Praktis, iya, tapi tak jarang berakhir mengecewakan—aroma yang dibayangkan tak sesuai harapan, dan produk pun akhirnya tak terpakai.
Kondisi ini menjadi tantangan tersendiri, terutama untuk produk seperti parfum yang sangat bergantung pada pengalaman sensorik.
Aroma, sebagaimana rasa, adalah hal yang subjektif dan personal.
Seseorang bisa menyukai aroma segar citrus, sementara orang lain lebih cocok dengan wangi kayu hangat. Hal ini tak bisa disampaikan secara utuh hanya lewat deskripsi teks.
“Kadang kita baru sadar wangi itu cocok atau tidak setelah beberapa kali mencoba,” ujar Kenny Koesomo, penggagas konsep ritel interaktif di Jakarta, dalam keterangannya, Rabu (18/6/2025).
Menjawab tantangan tersebut, kini mulai hadir ruang eksplorasi parfum fisik yang memungkinkan konsumen mencoba langsung berbagai aroma dari brand-brand lokal Indonesia.
Salah satunya berupa area tematik seperti perpustakaan parfum di Lippo Nusantara yang menghadirkan lebih dari seribu varian aroma dari berbagai label lokal sebelumnya hanya tersedia secara online.
Tak sekadar mencium, pengunjung juga bisa membaca narasi di balik aroma, memahami bahan baku, hingga berdiskusi langsung dengan kurator aroma di lokasi.
“Blind buy seringkali jadi gambling. Lewat pendekatan ini, kami ingin ubah cara orang memilih parfum—lebih sadar, lebih personal,” lanjut founder Tomorrow World.
Belanja Tak Lagi Sekadar Transaksi
Pendekatan berbasis indera ini memperkaya pengalaman berbelanja yang semula bersifat cepat dan impulsif.

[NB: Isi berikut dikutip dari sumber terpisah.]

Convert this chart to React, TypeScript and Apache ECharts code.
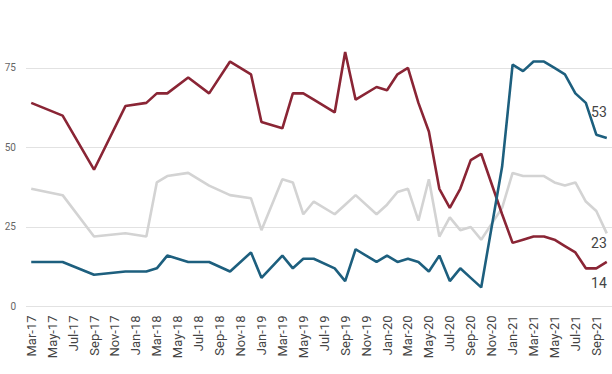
import React, { useEffect, useRef } from "react";
import * as echarts from "echarts";

const months: string[] = [
  "Mar-17", "Apr-17", "May-17", "Jun-17", "Jul-17", "Aug-17", "Sep-17", "Oct-17", "Nov-17", "Dec-17",
  "Jan-18", "Feb-18", "Mar-18", "Apr-18", "May-18", "Jun-18", "Jul-18", "Aug-18", "Sep-18", "Oct-18",
  "Nov-18", "Dec-18", "Jan-19", "Feb-19", "Mar-19", "Apr-19", "May-19", "Jun-19", "Jul-19", "Aug-19",
  "Sep-19", "Oct-19", "Nov-19", "Dec-19", "Jan-20", "Feb-20", "Mar-20", "Apr-20", "May-20", "Jun-20",
  "Jul-20", "Aug-20", "Sep-20", "Oct-20", "Nov-20", "Dec-20", "Jan-21", "Feb-21", "Mar-21", "Apr-21",
  "May-21", "Jun-21", "Jul-21", "Aug-21", "Sep-21", "Oct-21",
];

const redSeries: (number | null)[] = [
  64, null, null, 60, null, null, 43, null, null, 63,
  null, 64, 67, 67, null, 72, null, 67, null, 77,
  null, 73, 58, null, 56, 67, 67, 65, null, 61,
  80, 65, null, 69, 68, 73, 75, 64, 55, 37,
  31, 37, 46, 48, null, 29, 20, 21, 22, 22,
  21, 19, 17, 12, 12, 14,
];

const graySeries: (number | null)[] = [
  37, null, null, 35, null, null, 22, null, null, 23,
  null, 22, 39, 41, null, 42, null, 38, null, 35,
  null, 34, 24, null, 40, 39, 29, 33, null, 29,
  32, 35, null, 29, 32, 36, 37, 27, 40, 22,
  28, 24, 25, 21, null, 31, 42, 41, 41, 41,
  39, 38, 39, 33, 30, 23,
];

const blueSeries: (number | null)[] = [
  14, null, null, 14, null, null, 10, null, null, 11,
  null, 11, 12, 16, null, 14, null, 14, null, 11,
  null, 17, 9, null, 16, 12, 15, 15, null, 12,
  8, 18, null, 14, 16, 14, 15, 14, 11, 16,
  8, 12, 9, 6, null, 44, 76, 74, 77, 77,
  75, 73, 67, 64, 54, 53,
];

const yTicks = { min: 0, max: 80, interval: 25 };

const FONT = "Roboto, 'Noto Sans', sans-serif";

export default function App() {
  const ref = useRef<HTMLDivElement>(null);

  useEffect(() => {
    if (!ref.current) return;
    const chart = echarts.init(ref.current, undefined, { renderer: "svg" });

    const mkSeries = (
      name: string,
      data: (number | null)[],
      color: string,
      offset: [number, number]
    ) => ({
      name,
      type: "line",
      data,
      connectNulls: true,
      showSymbol: false,
      symbol: "none",
      smooth: false,
      lineStyle: { color, width: 2.6 },
      itemStyle: { color },
      emphasis: { disabled: true },
      endLabel: {
        show: true,
        distance: 0,
        align: "right",
        verticalAlign: "middle",
        offset,
        color: "#444",
        fontSize: 14,
        fontFamily: FONT,
        formatter: (p: any) => String(Array.isArray(p.value) ? p.value[1] : p.value),
      },
    });

    chart.setOption({
      animation: false,
      grid: {
        left: 26,
        right: 0,
        top: 52,
        bottom: 67.5,
        containLabel: false,
        outerBoundsMode: "none",
      },
      xAxis: {
        type: "category",
        data: months,
        boundaryGap: true,
        axisLine: { show: false },
        axisTick: { show: false },
        splitLine: { show: false },
        axisLabel: {
          interval: 1,
          rotate: 90,
          margin: 9,
          color: "#444",
          fontSize: 13,
          fontFamily: FONT,
        },
      },
      yAxis: {
        type: "value",
        min: yTicks.min,
        max: yTicks.max,
        interval: yTicks.interval,
        axisLine: { show: false },
        axisTick: { show: false },
        axisLabel: {
          showMaxLabel: false,
          margin: 10,
          color: "#666",
          fontSize: 10,
          fontFamily: FONT,
          formatter: (v: number) => (v % 25 === 0 ? String(v) : ""),
        },
        splitLine: {
          show: true,
          showMaxLine: false,
          lineStyle: { color: ["#e2e2e2", "#e2e2e2", "#e2e2e2", "#e2e2e2", "rgba(0,0,0,0)"], width: 1 },
        },
      },
      series: [
        mkSeries("Gray", graySeries, "#d3d3d3", [0, 10]),
        mkSeries("Red", redSeries, "#8a2535", [0, 21]),
        mkSeries("Blue", blueSeries, "#1d5f7e", [0, -26]),
      ],
    });

    return () => chart.dispose();
  }, []);

  return (
    <div
      ref={ref}
      style={{ position: "fixed", left: 0, top: 0, width: 612, height: 374, background: "#fff" }}
    />
  );
}
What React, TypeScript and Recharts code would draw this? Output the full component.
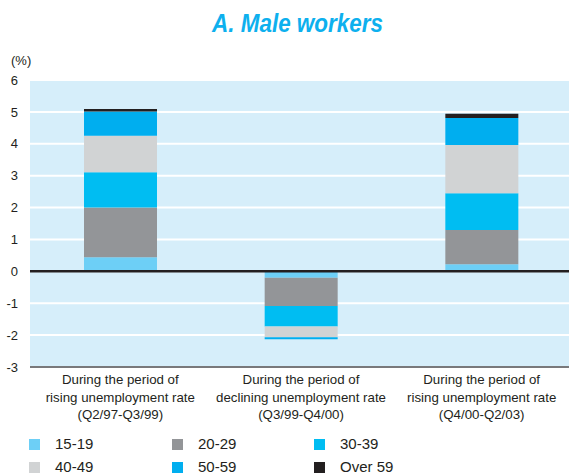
import React from "react";
import { BarChart, Bar, XAxis, YAxis, CartesianGrid, ReferenceLine } from "recharts";

const categories = [
  "During the period of\nrising unemployment rate\n(Q2/97-Q3/99)",
  "During the period of\ndeclining unemployment rate\n(Q3/99-Q4/00)",
  "During the period of\nrising unemployment rate\n(Q4/00-Q2/03)",
];
const age15to19 = [0.44, -0.2, 0.22];
const age20to29 = [1.56, -0.89, 1.08];
const age30to39 = [1.11, -0.64, 1.15];
const age40to49 = [1.14, -0.34, 1.51];
const age50to59 = [0.76, -0.06, 0.85];
const over59 = [0.08, 0, 0.13];
const yTicks = [-3, -2, -1, 0, 1, 2, 3, 4, 5, 6];

const seriesNames = ["15-19", "20-29", "30-39", "40-49", "50-59", "Over 59"];
const seriesValues = [age15to19, age20to29, age30to39, age40to49, age50to59, over59];
const seriesColors = ["#6dcff6", "#939598", "#00bdf2", "#d1d3d4", "#00aeef", "#231f20"];

const data = categories.map((c, i) => {
  const row: any = { name: c };
  seriesNames.forEach((s, k) => (row[s] = seriesValues[k][i]));
  return row;
});

const FONT = "'Liberation Sans', Arial, sans-serif";

const CatTick = (props: any) => {
  const { x, y, payload } = props;
  const lines = String(payload.value).split("\n");
  const offs = [17, 34.5, 52];
  return (
    <text x={x} y={y} textAnchor="middle" fontFamily={FONT} fontSize={13.3} fill="#231f20">
      {lines.map((l, i) => (
        <tspan key={i} x={x} y={y + offs[i]}>
          {l}
        </tspan>
      ))}
    </text>
  );
};

export default function App() {
  return (
    <div style={{ position: "fixed", left: 0, top: 0, width: 569, height: 476, overflow: "hidden", background: "#fff" }}>
      <svg width={569} height={80} style={{ position: "absolute", left: 0, top: 0 }}>
        <text x={212} y={32} fontFamily={FONT} fontSize={25} fontWeight="bold" fontStyle="italic" fill="#0db0ee" textLength={171} lengthAdjust="spacingAndGlyphs">
          A. Male workers
        </text>
        <text x={11} y={65} fontFamily={FONT} fontSize={13} fill="#231f20">
          (%)
        </text>
      </svg>
      <div style={{ position: "absolute", left: 0, top: 0 }}>
        <BarChart
          width={572}
          height={476}
          data={data}
          stackOffset="sign"
          margin={{ top: 80, right: 0, bottom: 0, left: 0 }}
          barSize={73}
        >
          <CartesianGrid vertical={false} stroke="#ffffff" strokeWidth={2} fill="#d6eefa" fillOpacity={1} />
          <XAxis
            dataKey="name"
            height={109}
            axisLine={{ stroke: "#4d4d4f", strokeWidth: 1.5 }}
            tickLine={false}
            tickSize={0}
            tickMargin={0}
            tick={<CatTick />}
            interval={0}
          />
          <YAxis
            width={30}
            domain={[-3, 6]}
            ticks={yTicks}
            interval={0}
            axisLine={false}
            tickLine={false}
            tickSize={0}
            tickMargin={12}
            tick={{ fontFamily: FONT, fontSize: 13, fill: "#231f20" }}
          />
          {seriesNames.map((s, k) => (
            <Bar key={s} dataKey={s} stackId="a" fill={seriesColors[k]} isAnimationActive={false} />
          ))}
          <ReferenceLine y={0} stroke="#231f20" strokeWidth={2.5} />
        </BarChart>
      </div>
      <div style={{ position: "absolute", left: 0, top: 0, width: 569, height: 476, pointerEvents: "none" }}>
        {seriesNames.map((s, k) => {
          const col = k % 3;
          const row = Math.floor(k / 3);
          const sx = [29, 172, 314][col];
          const cy = [444, 467][row];
          return (
            <React.Fragment key={s}>
              <div style={{ position: "absolute", left: sx, top: cy - 5.5, width: 11, height: 11, background: seriesColors[k] }} />
              <div
                style={{
                  position: "absolute",
                  left: sx + 26,
                  top: cy - 10,
                  height: 20,
                  lineHeight: "20px",
                  fontFamily: FONT,
                  fontSize: 15,
                  color: "#231f20",
                  whiteSpace: "nowrap",
                }}
              >
                {s}
              </div>
            </React.Fragment>
          );
        })}
      </div>
    </div>
  );
}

Kini, pengunjung bisa mencicipi sensasi produk secara langsung, dari aroma hingga tekstur, sebelum memutuskan membeli.
Selain parfum, ruang fisik yang sama juga menghadirkan zona interaktif lainnya—mulai dari produk fashion, kosmetik, hingga koleksi kreatif lainnya yang bisa dicoba langsung.
Tujuannya satu: menjadikan aktivitas belanja sebagai pengalaman penuh interaksi, bukan sekadar urusan jual beli.
Upaya ini juga membuka peluang bagi brand daring (online-based) untuk membangun koneksi yang lebih nyata dengan konsumen, sekaligus mengurangi risiko pembelian tidak cocok yang berujung pada retur atau produk terbengkalai.
Keberadaan ruang eksplorasi parfum seperti ini menandai perubahan dalam lanskap ritel modern.
Di tengah gelombang digitalisasi, masyarakat urban ternyata masih mendambakan pengalaman yang melibatkan sentuhan, penciuman, dan interaksi langsung.
"Kota Jakarta menjadi salah satu pionir dalam menghadirkan pendekatan semacam ini di Asia, melalui hadirnya perpustakaan parfum pertama," katanya.
Jadi tidak hanya menjadi solusi atas fenomena blind buy, ruang ini juga mendorong edukasi aroma dan memperkenalkan keberagaman karya wewangian dari label lokal Indonesia.